Someone measured battery current demand by different digital calipers. IIRC, the Mututoyo drew about a tenth the current that some inexpensive Chinese ones did. Hence the battery drain difference. The thing isn't the fact it was made in China, but rather to whose specification and process standards. There is some first tier stuff that comes out of China. It just isn't as cheap as the cheapest stuff.
I've had mixed results from Harbor Freight. I bought a little 4" digital there for travel that works fine and that I could afford to lose. I bought a set of their calipers that includes metric, inch, and fractional inch options in the readout. They were fine and I gave them away to a fellow who needed them more, as he was having trouble mentally switching between decimal and fractions. Then I bought an identical looking set to replace them and that second set was terrible. Clearly came out of an entirely different plant. All the edges were sharp enough to get cuts from. The felt gritty on sliding and there turned out to be grinding dust inside when I disassembled them to clean and de-horn the edges. The jaw flexed too easily to be trusted and I finally just gave up on them. In the second instance, someone in HF purchasing went with the lowest bid and got what they paid for.

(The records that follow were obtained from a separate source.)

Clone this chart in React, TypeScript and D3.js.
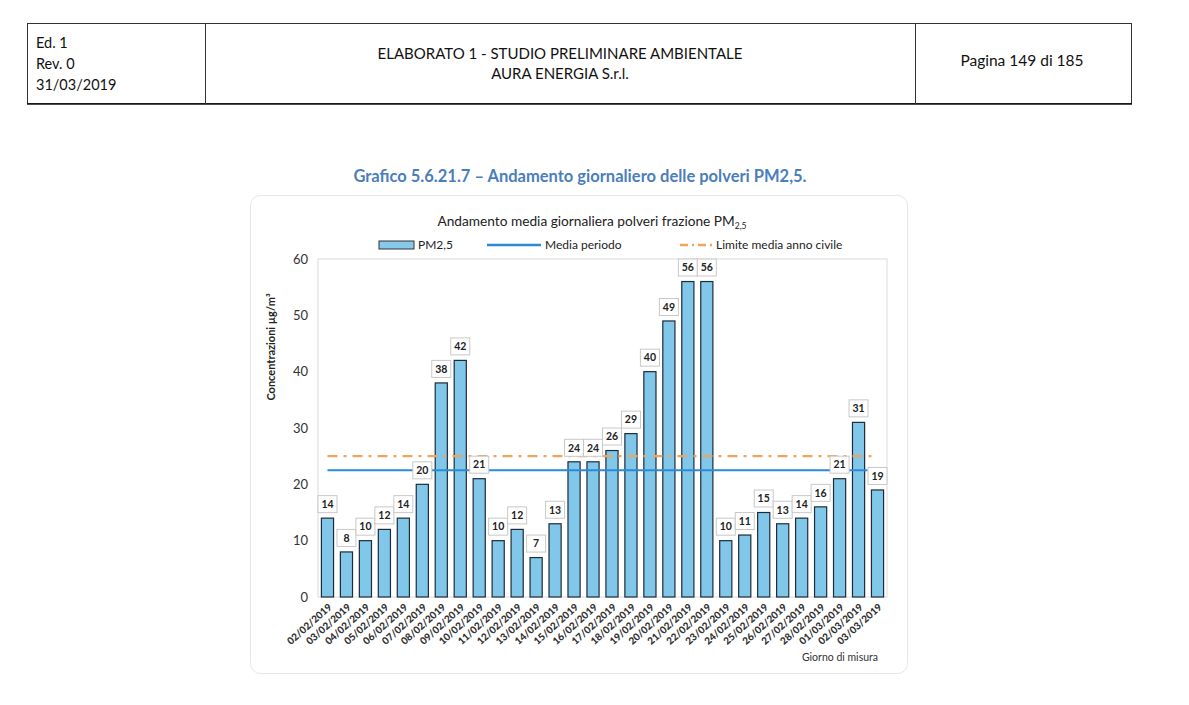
import { useEffect, useRef } from 'react'
import * as d3 from 'd3'

const dates = [
  '02/02/2019', '03/02/2019', '04/02/2019', '05/02/2019', '06/02/2019', '07/02/2019',
  '08/02/2019', '09/02/2019', '10/02/2019', '11/02/2019', '12/02/2019', '13/02/2019',
  '14/02/2019', '15/02/2019', '16/02/2019', '17/02/2019', '18/02/2019', '19/02/2019',
  '20/02/2019', '21/02/2019', '22/02/2019', '23/02/2019', '24/02/2019', '25/02/2019',
  '26/02/2019', '27/02/2019', '28/02/2019', '01/03/2019', '02/03/2019', '03/03/2019'
]
const pm25 = [14, 8, 10, 12, 14, 20, 38, 42, 21, 10, 12, 7, 13, 24, 24, 26, 29, 40, 49, 56, 56, 10, 11, 15, 13, 14, 16, 21, 31, 19]
const mediaPeriodo = 22.5
const limiteAnno = 25
const yTicks = [0, 10, 20, 30, 40, 50, 60]

const FONT = 'Lato, "Noto Sans", sans-serif'

export default function App() {
  const svgRef = useRef<SVGSVGElement>(null)

  useEffect(() => {
    if (!svgRef.current) return
    const svg = d3.select(svgRef.current)
    svg.selectAll('*').remove()

    // header table
    const head = svg.append('g').attr('font-family', FONT).attr('fill', '#111')
    head.append('rect').attr('x', 27.5).attr('y', 23.5).attr('width', 1104).attr('height', 80)
      .attr('fill', 'none').attr('stroke', '#333').attr('stroke-width', 1)
    head.append('line').attr('x1', 27).attr('x2', 1132).attr('y1', 104).attr('y2', 104)
      .attr('stroke', '#111').attr('stroke-width', 1.5)
    ;[205.5, 915.5].forEach(x => {
      head.append('line').attr('x1', x).attr('x2', x).attr('y1', 23).attr('y2', 104)
        .attr('stroke', '#333')
    })
    ;['Ed. 1', 'Rev. 0', '31/03/2019'].forEach((t, i) => {
      head.append('text').attr('x', 36).attr('y', 48 + i * 21).attr('font-size', 14.5).text(t)
    })
    head.append('text').attr('x', 560).attr('y', 59).attr('text-anchor', 'middle').attr('font-size', 15)
      .text('ELABORATO 1 - STUDIO PRELIMINARE AMBIENTALE')
    head.append('text').attr('x', 560).attr('y', 79).attr('text-anchor', 'middle').attr('font-size', 15)
      .text('AURA ENERGIA S.r.l.')
    head.append('text').attr('x', 1022).attr('y', 66).attr('text-anchor', 'middle').attr('font-size', 15.5)
      .text('Pagina 149 di 185')

    // caption
    svg.append('text').attr('x', 580).attr('y', 182).attr('text-anchor', 'middle')
      .attr('font-family', FONT).attr('font-size', 16.5).attr('font-weight', 700).attr('fill', '#4a7ebb')
      .text('Grafico 5.6.21.7 – Andamento giornaliero delle polveri PM2,5.')

    // chart frame
    svg.append('rect').attr('x', 250.5).attr('y', 195.5).attr('width', 657).attr('height', 478).attr('rx', 10)
      .attr('fill', '#fff').attr('stroke', '#e6e6e6')

    const margin = { left: 318, top: 259, right: 887, bottom: 597 }
    const x = d3.scaleBand().domain(dates).range([margin.left, margin.right]).paddingInner(0.36).paddingOuter(0.18)
    const y = d3.scaleLinear().domain([0, 60]).range([margin.bottom, margin.top])

    const g = svg.append('g').attr('font-family', FONT)

    // chart title
    const title = g.append('text').attr('x', 592).attr('y', 226).attr('text-anchor', 'middle')
      .attr('font-size', 13.7).attr('fill', '#222')
    title.append('tspan').text('Andamento media giornaliera polveri frazione PM')
    title.append('tspan').attr('font-size', 8.5).attr('dy', 3).text('2,5')

    // legend
    const lg = g.append('g').attr('font-size', 12).attr('fill', '#222')
    lg.append('rect').attr('x', 379).attr('y', 241).attr('width', 35).attr('height', 8)
      .attr('fill', '#87c9ea').attr('stroke', '#333')
    lg.append('text').attr('x', 418).attr('y', 249).text('PM2,5')
    lg.append('line').attr('x1', 487).attr('x2', 541).attr('y1', 245).attr('y2', 245)
      .attr('stroke', '#2b8ad6').attr('stroke-width', 2.5)
    lg.append('text').attr('x', 545).attr('y', 249).text('Media periodo')
    lg.append('line').attr('x1', 680).attr('x2', 713).attr('y1', 245).attr('y2', 245)
      .attr('stroke', '#f0a55c').attr('stroke-width', 2.5).attr('stroke-dasharray', '8,4,2,4')
    lg.append('text').attr('x', 716).attr('y', 249).text('Limite media anno civile')

    // plot border
    g.append('rect').attr('x', margin.left).attr('y', margin.top)
      .attr('width', margin.right - margin.left).attr('height', margin.bottom - margin.top)
      .attr('fill', 'none').attr('stroke', '#dcdcdc')

    // y axis
    const yAxis = g.append('g').attr('transform', `translate(${margin.left},0)`)
      .call(d3.axisLeft(y).tickValues(yTicks).tickSize(0).tickPadding(10))
    yAxis.select('.domain').remove()
    yAxis.selectAll('text').attr('font-family', FONT).attr('font-size', 13).attr('fill', '#333')

    g.append('text').attr('transform', 'translate(275,347) rotate(-90)')
      .attr('text-anchor', 'middle').attr('font-size', 11).attr('font-weight', 700).attr('fill', '#222')
      .text('Concentrazioni µg/m³')

    // bars
    g.selectAll('.bar').data(pm25).enter().append('rect').attr('class', 'bar')
      .attr('x', (_, i) => x(dates[i])!)
      .attr('y', d => y(d))
      .attr('width', x.bandwidth())
      .attr('height', d => y(0) - y(d))
      .attr('fill', '#80c7ea').attr('stroke', '#1e2b38').attr('stroke-width', 1.2)

    // reference lines
    const x0 = x(dates[0])! + x.bandwidth() / 2
    const x1 = x(dates[dates.length - 1])! + x.bandwidth() / 2
    g.append('line').attr('x1', x0).attr('x2', x1).attr('y1', y(limiteAnno)).attr('y2', y(limiteAnno))
      .attr('stroke', '#f0a55c').attr('stroke-width', 2.2).attr('stroke-dasharray', '10,6,3,6')
    g.append('line').attr('x1', x0).attr('x2', x1 - 10).attr('y1', y(mediaPeriodo)).attr('y2', y(mediaPeriodo))
      .attr('stroke', '#2b8ad6').attr('stroke-width', 2.2)

    // value labels
    const lbl = g.selectAll('.lbl').data(pm25).enter().append('g').attr('class', 'lbl')
      .attr('transform', (d, i) => `translate(${x(dates[i])! + x.bandwidth() / 2},${y(d) - 14})`)
    lbl.append('rect').attr('x', -9.5).attr('y', -8.5).attr('width', 19).attr('height', 17)
      .attr('fill', '#fff').attr('stroke', '#c8c8c8')
    lbl.append('text').attr('text-anchor', 'middle').attr('dy', '0.36em')
      .attr('font-size', 10.5).attr('font-weight', 700).attr('fill', '#222')
      .text(d => String(d))

    // x axis labels
    const xAxis = g.append('g').attr('transform', `translate(0,${margin.bottom})`)
      .call(d3.axisBottom(x).tickSize(0).tickPadding(0))
    xAxis.select('.domain').remove()
    xAxis.selectAll('text')
      .attr('font-family', FONT).attr('font-size', 10).attr('font-weight', 900).attr('fill', '#333')
      .attr('text-anchor', 'end').attr('dy', 0)
      .attr('transform', 'translate(5,11) rotate(-42)')

    g.append('text').attr('x', 878).attr('y', 661).attr('text-anchor', 'end')
      .attr('font-size', 10.5).attr('fill', '#333').text('Giorno di misura')
  }, [])

  return (
    <svg ref={svgRef} width={1189} height={705}
      style={{ position: 'absolute', left: 0, top: 0, background: '#fff' }} />
  )
}
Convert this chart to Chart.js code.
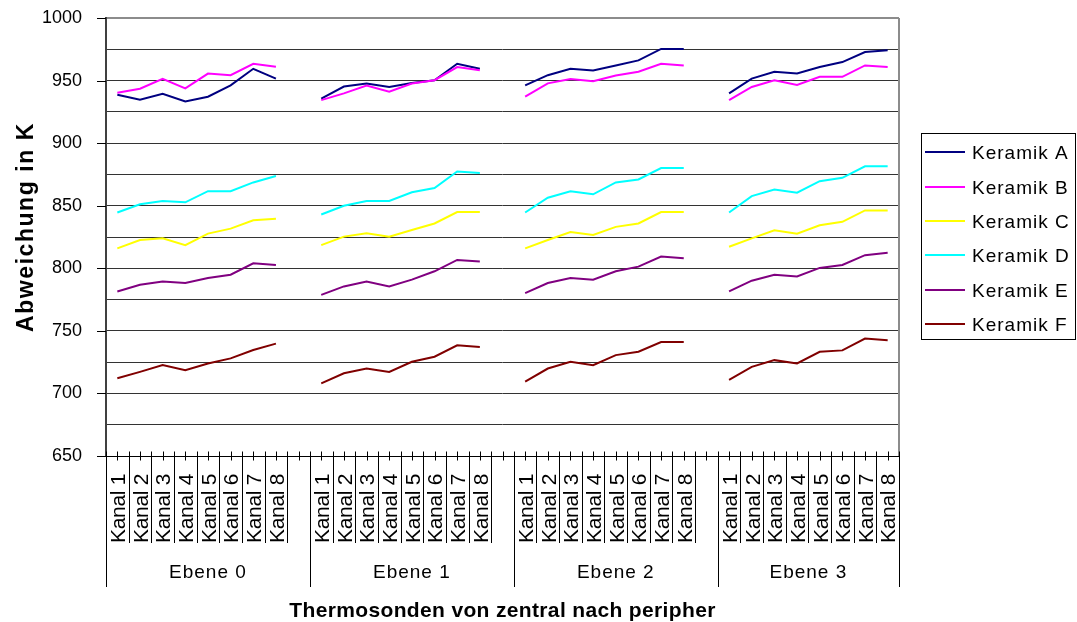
<!DOCTYPE html>
<html lang="de">
<head>
<meta charset="utf-8">
<title>Abweichung je Thermosonde</title>
<script src="https://cdn.jsdelivr.net/npm/chart.js@4/dist/chart.umd.min.js"></script>
<style>
  html, body { margin: 0; padding: 0; background: #fff; }
  canvas { display: block; }
</style>
</head>
<body>
<canvas id="chart" width="1077" height="622"></canvas>
<script>
// Messebenen und Kanäle (Thermosonden von zentral nach peripher)
const levels = ['Ebene 0', 'Ebene 1', 'Ebene 2', 'Ebene 3'];
const channels = ['Kanal 1', 'Kanal 2', 'Kanal 3', 'Kanal 4', 'Kanal 5', 'Kanal 6', 'Kanal 7', 'Kanal 8'];
const yTicks = [650, 700, 750, 800, 850, 900, 950, 1000];

// Werte je Keramik, je Ebene acht Kanäle hintereinander
const keramikA = [
  938.7, 934.7, 939.5, 933.3, 937.1, 946.2, 959.4, 951.6,
  935.5, 945.2, 947.6, 944.9, 948.1, 950.3, 963.4, 959.4,
  946.2, 954.3, 959.4, 958.1, 962.1, 966.1, 975.3, 975.3,
  939.8, 951.6, 957.0, 955.6, 960.8, 964.8, 972.8, 974.2
];
const keramikB = [
  940.3, 943.5, 951.3, 943.8, 955.6, 954.3, 963.4, 961.0,
  934.4, 939.8, 946.0, 941.1, 947.6, 950.3, 960.8, 958.3,
  937.1, 947.8, 951.3, 949.5, 954.0, 957.0, 963.4, 962.1,
  934.4, 944.9, 950.3, 946.5, 953.0, 953.0, 962.1, 960.8
];
const keramikC = [
  815.9, 822.6, 823.9, 818.5, 827.7, 831.7, 838.4, 839.5,
  818.5, 825.3, 828.0, 825.3, 830.6, 835.8, 844.9, 844.9,
  815.9, 822.6, 829.0, 826.6, 833.1, 835.8, 844.9, 844.9,
  817.2, 823.9, 830.4, 827.7, 834.4, 837.1, 846.2, 846.2
];
const keramikD = [
  844.6, 851.1, 853.8, 852.7, 861.6, 861.6, 868.6, 873.7,
  843.0, 850.0, 853.8, 853.8, 860.8, 864.2, 877.4, 876.1,
  844.6, 856.4, 861.6, 859.1, 868.6, 871.0, 880.1, 880.1,
  844.6, 857.7, 862.9, 860.4, 869.6, 872.3, 881.5, 881.5
];
const keramikE = [
  781.5, 786.8, 789.5, 788.2, 792.2, 794.9, 804.0, 802.7,
  778.8, 785.5, 789.5, 785.5, 790.9, 797.6, 806.7, 805.4,
  780.1, 788.2, 792.2, 790.9, 797.6, 801.3, 809.4, 808.1,
  781.5, 790.1, 794.9, 793.5, 800.3, 802.7, 810.5, 812.4
];
const keramikF = [
  712.1, 717.2, 722.6, 718.5, 723.9, 728.0, 734.7, 739.8,
  708.1, 716.1, 719.9, 717.2, 725.3, 729.3, 738.4, 737.1,
  709.4, 719.9, 725.3, 722.6, 730.6, 733.3, 741.1, 741.1,
  710.8, 721.2, 726.6, 724.0, 733.3, 734.4, 743.8, 742.5
];
const seriesNames = ['Keramik A', 'Keramik B', 'Keramik C', 'Keramik D', 'Keramik E', 'Keramik F'];
const seriesValues = [keramikA, keramikB, keramikC, keramikD, keramikE, keramikF];
const seriesColors = ['#000080', '#ff00ff', '#ffff00', '#00ffff', '#800080', '#800000'];

const FONT = '"Liberation Sans", Arial, Helvetica, sans-serif';

// Kategorien: je Ebene acht Kanäle, dazwischen eine leere Kategorie als Lücke
const categoryLabels = [];
const groupStart = [];
levels.forEach((lv, li) => {
  groupStart.push(categoryLabels.length);
  channels.forEach(c => categoryLabels.push(c));
  if (li < levels.length - 1) categoryLabels.push('');
});

function spread(values) {
  const out = [];
  levels.forEach((lv, li) => {
    channels.forEach((c, ci) => out.push(values[li * channels.length + ci]));
    if (li < levels.length - 1) out.push(null);
  });
  return out;
}

const datasets = seriesNames.map((name, i) => ({
  label: name,
  data: spread(seriesValues[i]),
  borderColor: seriesColors[i],
  backgroundColor: seriesColors[i],
  borderWidth: 2,
  pointRadius: 0,
  tension: 0,
  spanGaps: false,
  fill: false,
  order: seriesNames.length - i
}));

function setSpacing(ctx, px) {
  if ('letterSpacing' in ctx) ctx.letterSpacing = px + 'px';
}

function line(ctx, x1, y1, x2, y2) {
  ctx.beginPath();
  ctx.moveTo(x1, y1);
  ctx.lineTo(x2, y2);
  ctx.stroke();
}

// Rahmen, Achsen, zweistufige Kategorienbeschriftung und Legende
const excelFrame = {
  id: 'excelFrame',
  beforeDatasetsDraw(chart) {
    const { ctx, chartArea: a } = chart;
    ctx.save();
    ctx.strokeStyle = '#8c8c8c';
    ctx.lineWidth = 2;
    line(ctx, a.left, a.top, a.right, a.top);
    line(ctx, a.right, a.top, a.right, a.bottom);
    ctx.restore();
  },
  afterDraw(chart) {
    const { ctx, chartArea: a } = chart;
    const xs = chart.scales.x, ys = chart.scales.y;
    const catW = xs.getPixelForValue(1) - xs.getPixelForValue(0);
    const px = v => Math.round(v) + 0.5;
    ctx.save();

    // Y-Achse
    ctx.strokeStyle = '#404040';
    ctx.lineWidth = 2;
    line(ctx, a.left, a.top - 1, a.left, a.bottom + 1);
    ctx.lineWidth = 1;
    ctx.strokeStyle = '#000';
    yTicks.forEach(v => {
      const y = px(ys.getPixelForValue(v));
      line(ctx, a.left - 9, y, a.left, y);
    });

    // X-Achse mit Teilstrichen
    const axisY = px(a.bottom);
    line(ctx, a.left, axisY, a.right, axisY);
    for (let k = 0; k <= categoryLabels.length * 2; k++) {
      const x = px(a.left + k * catW / 2);
      line(ctx, x, axisY - 5, x, axisY + 4);
    }

    // Kanal-Felder und Ebenen-Trenner
    const boxBottom = 543, groupBottom = 587;
    levels.forEach((lv, li) => {
      const gs = groupStart[li];
      const left = xs.getPixelForValue(gs) - catW / 2;
      line(ctx, px(left), axisY, px(left), groupBottom);
      channels.forEach((c, ci) => {
        const right = xs.getPixelForValue(gs + ci) + catW / 2;
        line(ctx, px(right), axisY, px(right), boxBottom);
      });
    });
    line(ctx, px(a.right), axisY, px(a.right), groupBottom);

    ctx.fillStyle = '#000';
    // Kanal-Beschriftung, senkrecht
    ctx.font = '21px ' + FONT;
    setSpacing(ctx, -0.3);
    ctx.textAlign = 'left';
    ctx.textBaseline = 'alphabetic';
    categoryLabels.forEach((lab, i) => {
      if (!lab) return;
      const cx = xs.getPixelForValue(i);
      ctx.save();
      ctx.translate(cx + 7.8, boxBottom);
      ctx.rotate(-Math.PI / 2);
      ctx.fillText(lab, 0, 0);
      ctx.restore();
    });

    // Ebenen-Beschriftung
    ctx.font = '19px ' + FONT;
    setSpacing(ctx, 1);
    ctx.textAlign = 'center';
    levels.forEach((lv, li) => {
      const gs = groupStart[li];
      const ge = li < levels.length - 1 ? groupStart[li + 1] : categoryLabels.length;
      const left = xs.getPixelForValue(gs) - catW / 2;
      const right = xs.getPixelForValue(ge - 1) + catW / 2;
      ctx.fillText(lv, (left + right) / 2, 578);
    });

    // Achsentitel
    ctx.font = 'bold 21px ' + FONT;
    setSpacing(ctx, 0.35);
    ctx.fillText('Thermosonden von zentral nach peripher', (a.left + a.right) / 2, 617);

    ctx.save();
    ctx.font = 'bold 23px ' + FONT;
    setSpacing(ctx, 1.55);
    ctx.translate(33, (a.top + a.bottom) / 2 - 10);
    ctx.rotate(-Math.PI / 2);
    ctx.fillText('Abweichung in K', 0, 0);
    ctx.restore();

    // Legende
    setSpacing(ctx, 0);
    ctx.strokeStyle = '#000';
    ctx.lineWidth = 1;
    ctx.strokeRect(921.5, 133.5, 154, 206);
    ctx.font = '19px ' + FONT;
    setSpacing(ctx, 1);
    ctx.textAlign = 'left';
    seriesNames.forEach((name, i) => {
      const y = 152.3 + i * 34.35;
      ctx.strokeStyle = seriesColors[i];
      ctx.lineWidth = 2;
      line(ctx, 925, Math.round(y), 965, Math.round(y));
      ctx.fillStyle = '#000';
      ctx.fillText(name, 972, Math.round(y) + 6.5);
    });

    ctx.restore();
  }
};

new Chart(document.getElementById('chart'), {
  type: 'line',
  data: { labels: categoryLabels, datasets },
  options: {
    responsive: false,
    animation: false,
    devicePixelRatio: 1,
    layout: { padding: { top: 18, right: 178, left: 0, bottom: 0 } },
    plugins: {
      legend: { display: false },
      tooltip: { enabled: false }
    },
    scales: {
      x: {
        type: 'category',
        offset: true,
        grid: { display: false },
        border: { display: false },
        ticks: { display: false },
        afterFit(s) { s.height = 166; }
      },
      y: {
        min: 650,
        max: 1000,
        grid: { color: '#333', lineWidth: 1, drawTicks: true, tickLength: 24, tickColor: 'rgba(0,0,0,0)' },
        border: { display: false },
        ticks: {
          stepSize: 25,
          padding: 0,
          color: '#000',
          font: { family: FONT, size: 18 },
          callback: v => (yTicks.includes(v) ? String(v) : '')
        },
        afterFit(s) { s.width = 106; }
      }
    }
  },
  plugins: [excelFrame]
});
</script>
</body>
</html>
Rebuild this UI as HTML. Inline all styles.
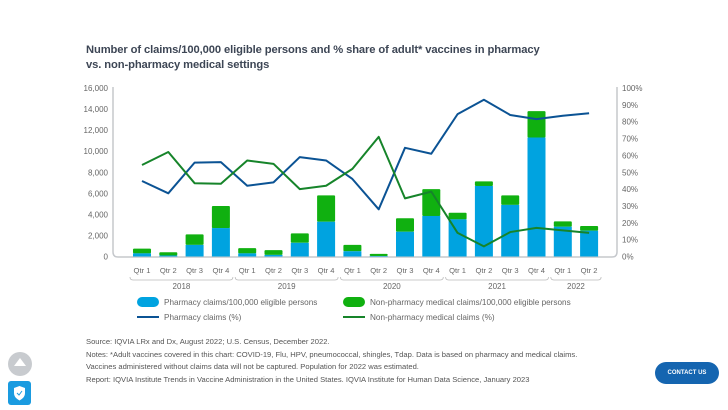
<!DOCTYPE html>
<html><head><meta charset="utf-8"><style>
body{margin:0;width:728px;height:409px;background:#fff;overflow:hidden;font-family:"Liberation Sans",sans-serif;position:relative}
.t{position:absolute;left:86px;top:43px;font-size:11.2px;font-weight:bold;color:#3d4655;line-height:14.5px;letter-spacing:-0.1px}
.n{position:absolute;left:86px;top:336px;font-size:7.6px;color:#555;line-height:12.7px}
.btn{position:absolute;left:655px;top:362px;width:64px;height:22px;border-radius:11px;background:#1565b0;color:#fff;font-size:6px;font-weight:bold;text-align:center;line-height:22px}
</style></head><body>
<div class="t">Number of claims/100,000 eligible persons and % share of adult* vaccines in pharmacy<br>vs. non-pharmacy medical settings</div>
<svg id="s" width="728" height="409" style="position:absolute;left:0;top:0" font-family="Liberation Sans, sans-serif"></svg>
<div class="n">Source: IQVIA LRx and Dx, August 2022; U.S. Census, December 2022.<br>Notes: *Adult vaccines covered in this chart: COVID-19, Flu, HPV, pneumococcal, shingles, Tdap. Data is based on pharmacy and medical claims.<br>Vaccines administered without claims data will not be captured. Population for 2022 was estimated.<br>Report: IQVIA Institute Trends in Vaccine Administration in the United States. IQVIA Institute for Human Data Science, January 2023</div>
<div class="btn">CONTACT US</div>
<div style="position:absolute;left:8px;top:352px;width:24px;height:24px;border-radius:12px;background:#c8cbcf"><div style="position:absolute;left:6px;top:6px;border-left:6px solid transparent;border-right:6px solid transparent;border-bottom:8px solid #fff"></div></div>
<div style="position:absolute;left:8px;top:381px;width:23px;height:24px;border-radius:3px;background:#1a9be0"><svg width="23" height="24"><path d="M11.5 5 L17 7 V12 C17 16 14 18 11.5 19.5 C9 18 6 16 6 12 V7 Z" fill="#fff"/><path d="M9 12 L11 14 L14 10" stroke="#1a9be0" fill="none" stroke-width="1"/></svg></div>
<script>
var s=document.getElementById('s'),h='';
function Y(v){return 256.5-v*0.01053}
function P(p){return 256.5-p*1.685}
function X(i){return 142+26.3*i}
var tot=[750,400,2100,4800,800,600,2200,5800,1100,250,3630,6400,4160,7140,5800,13800,3340,2900];
var bl=[300,100,1100,2700,300,150,1300,3300,500,50,2350,3850,3530,6700,4900,11300,2830,2450];
var ph=[44.8,37.5,55.7,56,42,44,59,57,46,28,64.5,61,84.5,93,84,81.5,83.5,85];
var gr=[54.3,62,43.5,43.2,57,55,40,42,52,71,34.5,38.5,14,6,14.5,17,15.5,14];
for(var k=0;k<=16;k+=2){var y=Y(k*1000);h+='<text x="108" y="'+(y+3)+'" font-size="8" fill="#666" text-anchor="end">'+(k?k+',000':'0')+'</text>';}
for(var p=0;p<=100;p+=10){h+='<text x="622" y="'+(P(p)+3)+'" font-size="8" fill="#666">'+p+'%</text>';}
h+='<path d="M113 87 V252 Q113 257 118 257 H612 Q617 257 617 252 V87" fill="none" stroke="#c5c8cc" stroke-width="1.5"/>';
for(var i=0;i<18;i++){var x=X(i)-9;
h+='<rect x="'+x+'" y="'+Y(tot[i])+'" width="18" height="'+(Y(bl[i])-Y(tot[i]))+'" fill="#10b010" rx="1"/>';
h+='<rect x="'+x+'" y="'+Y(bl[i])+'" width="18" height="'+(256.5-Y(bl[i]))+'" fill="#00a3e0"/>';
h+='<text x="'+X(i)+'" y="273" font-size="7.6" fill="#666" text-anchor="middle">Qtr '+(i%4+1)+'</text>';}
function line(a,c){var d='';for(var i=0;i<a.length;i++)d+=(i?'L':'M')+X(i)+' '+P(a[i]);return '<path d="'+d+'" fill="none" stroke="'+c+'" stroke-width="2" stroke-linejoin="round"/>';}
h+=line(ph,'#0b5394')+line(gr,'#16842a');
var yrs=['2018','2019','2020','2021','2022'];
for(var j=0;j<5;j++){var a=X(j*4)-12,b=(j<4?X(j*4+3):X(17))+12;
h+='<path d="M'+a+' 277 q0 3 3 3 H'+(b-3)+' q3 0 3 -3" fill="none" stroke="#bbb" stroke-width="0.8"/>';
h+='<text x="'+((a+b)/2)+'" y="289" font-size="8" fill="#666" text-anchor="middle">'+yrs[j]+'</text>';}
h+='<rect x="137" y="297" width="22" height="10" rx="5" fill="#00a3e0"/><text x="164" y="305" font-size="8.2" fill="#666">Pharmacy claims/100,000 eligible persons</text>';
h+='<rect x="343" y="297" width="22" height="10" rx="5" fill="#10b010"/><text x="370" y="305" font-size="8.2" fill="#666">Non-pharmacy medical claims/100,000 eligible persons</text>';
h+='<rect x="137" y="316" width="22" height="2" fill="#0b5394"/><text x="164" y="320" font-size="8.2" fill="#666">Pharmacy claims (%)</text>';
h+='<rect x="343" y="316" width="22" height="2" fill="#16842a"/><text x="370" y="320" font-size="8.2" fill="#666">Non-pharmacy medical claims (%)</text>';
s.innerHTML=h;
</script>
</body></html>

The main advantage to digital calipers, in addition to conversions, is you can zero them and get a size difference reading without risking making an arithmetic mistake. The main drawback is you can't read below the native resolution, where a good dial caliper will let you interpolate between graduations, often getting close to micrometer precision, if you know how to handle the jaws correctly. It takes practice.
Rather than gauge blocks, something of more use to most shooters is a precision pin gauge set. The ground diameters of even the cheap stuff is within about 0.2 thousandths. Close enough to check against outside a tool room.
You do want to be able to see tenths of a thousandth if you can when you are slugging a bore or a chamber or trying to detect case head expansion. Otherwise, most reloading measurements just don't require it. However, a micrometer will always be more reliable than a caliper for these high resolution values.